The burial of the victims of the Quetta blast was not accompanied by the fall of the government there, as it was last month, when the Raisani government was dismissed. That was perhaps because this time, the government was the central government, which had taken over the government, with the Governor heading it merely as the agent of the President. If the government was to come down, then the Governor’s appointing authority would have to be brought down, which is the federal government.

In fact, though Governor Magsi was the most prominent because he retained office, he was not the only Governor in the news. Another was Sindh’s Ishratul Ibad, about whom there was an embarrassing crescendo of questions as to why his resignation had not reached the President, after the MQM Sindh ministers had resigned. Well, the MQM’s federal ministers seem to have vowed to stick to office from till the last, as if the option of resigning had been left out of the Constitution.

It’s an interesting thing, but the PPP doesn’t seem to have enough people to be governors. While Masood Kausar held office in the KPK, he was the only person holding gubernatorial office who had belonged to the PPP. Makhdum Ahmad Mahmood of Punjab, Magsi, Ibad and Engineer Shaukatullah of KPK had all spent their political careers in other (or no) parties.  Of course, so long as Latif Khosa had held office Governor House Lahore had been one more place jialas had felt offended by being kept out of (they’re always kept out, the only difference is that if there’s a PPP incumbent, they feel offended). Jialas are fated to be kept out, unless there’s some cake that needs rubbing into somebody’s hair.

Of course, Magsi had identified an intelligence failure as responsible for the second blast.  Well, it should be obvious that the intelligence agencies can only do so many things at the same time, so perhaps things slip under the net.

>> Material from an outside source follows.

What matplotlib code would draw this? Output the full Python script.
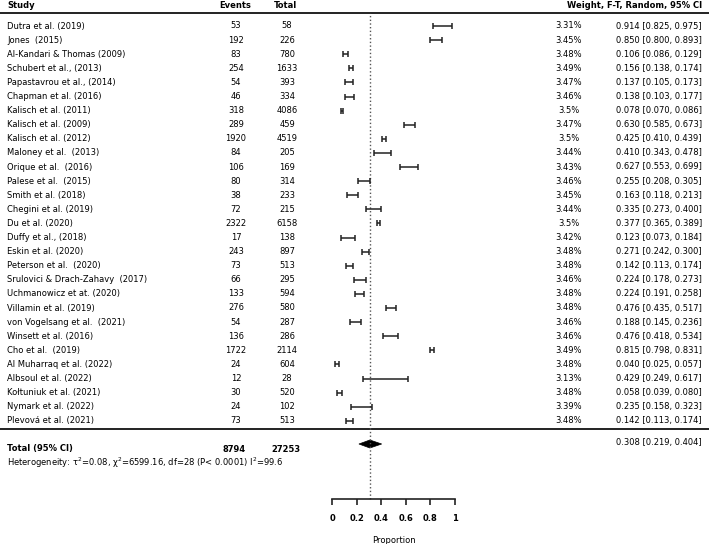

Last week, they arrested Saad Jigranvi of the Hizbut Tahrir in Rawalpindi (some days after the blasts), so they couldn’t very well concentrate on Quetta? How many people had Jigranvi killed? Or even the Hizb? Well… none. But it’s a banned party. Banned under Musharraf, along with the Lashkar-i-Jhanvgvi, whose chief, Hafiz Ishaq, was arrested in connection with the Quetta blasts. The Hizb itself believes that the blasts are linked to the USA, and that Raymond Davis types are responsible. That was what a press release said. It’s funny that they arrested Jigranvi again, after he had been released on bail after his last arrest. And it must not be forgotten that the Hizb spokesman, Naveed Butt, still remains arrested, with not even the charges against him made public. Forget about his trial starting.

Anyway, it’s probably not important, not unless you’re related to either Naveed Butt or Saad Jigranvi.  One of the consequences of the Quetta blasts was that protesters shut down Lahore’s traffic, and the Metro Bus System had to be shut down. That was because the protesters tried to stage sit-ins at the stations. I see that a combination of the wearing off of the novelty, and the introduction of fares, has led to a reduction in the number of passengers, but it is still a very rough experience. Buses which could compete have been rerouted, except for one, but once the Metro is expanded to reach across to Chauburji, even that will probably be brushed aside.

I’m reminded of the Paris Metro, which is underground, but consists of buses, not trains. And then there are some cities, like New York, which run the peripheries of their undergrounds overground, on the surface. So Lahore has got a fusion of both concepts, with the Metro being run in the middle of the city, and leading to the old octroi post at Mozang, with the post only remaining in the name, Chungi. It’s perhaps too much to expect the cancellation of the old wagon routes, but while the Ferozepur Road is still a menace, without side roads or traffic lights, one doesn’t see wagons racing. In fact, one doesn’t see wagons at all. That is some compensation for the science fiction look of it all, with the Metro Bus up above, and us down below.

And then there has been the rain, which makes for a singularly wet February.  I wonder where global warming has gone? Well, the light has been going less. I’m all for it, but if the government hopes for some electoral benefit, they should remember that elections will take place at the start of the heat, and I’m sure they don’t want voters arriving at the polling stations all hot and bothered, having said uncomplimentary things about the government all the way to the polling station.